Count how many lines hold the string "image". Answer with that number and nothing more.

— Start —

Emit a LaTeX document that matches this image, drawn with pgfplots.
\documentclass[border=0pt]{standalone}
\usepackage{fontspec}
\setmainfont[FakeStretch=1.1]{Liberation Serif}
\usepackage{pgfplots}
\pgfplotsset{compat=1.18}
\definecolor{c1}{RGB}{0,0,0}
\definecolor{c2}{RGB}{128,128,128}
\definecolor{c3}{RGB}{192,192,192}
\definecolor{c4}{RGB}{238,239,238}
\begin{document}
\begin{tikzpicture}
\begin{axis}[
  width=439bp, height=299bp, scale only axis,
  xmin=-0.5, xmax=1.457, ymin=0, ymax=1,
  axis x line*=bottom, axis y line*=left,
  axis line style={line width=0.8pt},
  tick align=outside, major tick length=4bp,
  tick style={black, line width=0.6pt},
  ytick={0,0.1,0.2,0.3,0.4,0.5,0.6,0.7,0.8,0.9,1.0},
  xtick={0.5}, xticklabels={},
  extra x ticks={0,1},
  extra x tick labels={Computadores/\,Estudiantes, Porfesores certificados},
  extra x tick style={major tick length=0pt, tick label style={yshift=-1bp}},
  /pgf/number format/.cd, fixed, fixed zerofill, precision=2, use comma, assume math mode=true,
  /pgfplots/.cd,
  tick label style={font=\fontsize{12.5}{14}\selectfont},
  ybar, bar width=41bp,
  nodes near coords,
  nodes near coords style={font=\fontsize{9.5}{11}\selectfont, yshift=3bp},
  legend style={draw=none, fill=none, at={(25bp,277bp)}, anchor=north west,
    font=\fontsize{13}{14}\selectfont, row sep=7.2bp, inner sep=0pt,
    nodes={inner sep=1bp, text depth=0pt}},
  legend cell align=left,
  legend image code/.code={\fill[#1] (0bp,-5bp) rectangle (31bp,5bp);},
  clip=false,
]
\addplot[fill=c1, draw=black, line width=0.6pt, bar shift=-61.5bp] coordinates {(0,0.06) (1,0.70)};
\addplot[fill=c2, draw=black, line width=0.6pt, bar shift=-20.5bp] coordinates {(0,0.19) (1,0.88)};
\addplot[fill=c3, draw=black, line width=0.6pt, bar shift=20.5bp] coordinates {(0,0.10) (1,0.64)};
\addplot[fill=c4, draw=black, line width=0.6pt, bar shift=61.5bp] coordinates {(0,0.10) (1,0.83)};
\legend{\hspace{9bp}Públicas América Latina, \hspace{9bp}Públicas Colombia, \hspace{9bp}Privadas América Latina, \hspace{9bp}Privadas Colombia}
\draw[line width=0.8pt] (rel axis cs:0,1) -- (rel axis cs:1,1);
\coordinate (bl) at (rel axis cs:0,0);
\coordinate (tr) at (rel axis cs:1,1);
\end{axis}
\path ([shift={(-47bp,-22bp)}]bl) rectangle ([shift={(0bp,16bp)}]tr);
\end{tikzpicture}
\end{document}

— End —

> [COMPLETED EXERCISE] 2